De novo no ar, Fina Estampa teve mistério gay nunca revelado
Novela agora reprisada na Globo foi criticada por exibir personagem que reforçava o arquétipo da 'bicha louca'.
Escrita por Aguinaldo Silva, recém-dispensado pela Globo, Fina Estampa voltou à faixa das 21h da Globo ontem, 23 de março, exatamente oito anos depois da exibição de seu último capítulo, o de número 185. A transmissão original foi um sucesso de audiência: média de 39 pontos, a mesma do maior fenômeno dramatúrgico da década, Avenida Brasil (2012), vista atualmente no Vale a Pena Ver de Novo.

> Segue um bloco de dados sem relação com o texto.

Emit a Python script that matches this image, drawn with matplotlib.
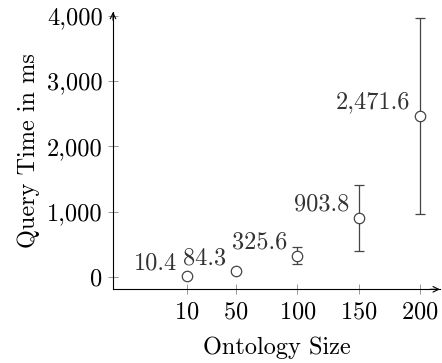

As protagonistas Griselda 'Pereirão' (Lilia Cabral) e Tereza Cristina (Christiane Torloni) enfrentaram um ladrão de cena, o mordomo Crô (Marcelo Serrado). O personagem garantiu overdose de humor ao folhetim. Ele guardava um dos maiores segredos da trama: a identidade de seu amante 'hétero' com tatuagem de escorpião no pé direito.
Ao longo da novela, o público e a imprensa elegeram alguns candidatos a namorado secreto de Crô. Um dos mais cotados foi o motorista machista e homofóbico Baltazar (Alexandre Nero). Os dois agiam como cão e gato. Ao mesmo tempo desenvolveram uma amizade inusitada apoiada pelo público. Tanto que a dupla estrelou no ano seguinte a comédia Crô: o Filme.
Diante da alta expectativa pela revelação do par romântico do mordomo tresloucado, Aguinaldo Silva — um dos primeiros militantes gays no jornalismo brasileiro da década de 1970 — decidiu irritar (e frustrar) o telespectador. Na esperada cena do último capítulo, o caçoísta Crô informa ao telespectador que não vai mostrar o amante. Mais uma vez só se vê os pés do tal homem. E assim foi mantido o mistério.
Em 2012, o personagem ficou longe da unanimidade. Muitos grupos gays criticaram o reforço do estereótipo do homossexual escandaloso e ninfomaníaco, alvo preferencial da crítica dos conservadores. O ativista LGBTI+ Agripino Magalhães, de São Paulo, acredita que pouca coisa mudou desde então.
"Os preconceituosos continuam a nos atacar apesar de todas as conquistas de direitos nos últimos anos, como a criminalização da LGBTfobia pelo STF", diz. "Infelizmente, Crô não ajuda a causa. O personagem apenas reforça a ideia absurda de que o homossexual afeminado, cheio de trejeitos, merece ser alvo de chacota e agressão, enquanto o gay másculo deve ser respeitado."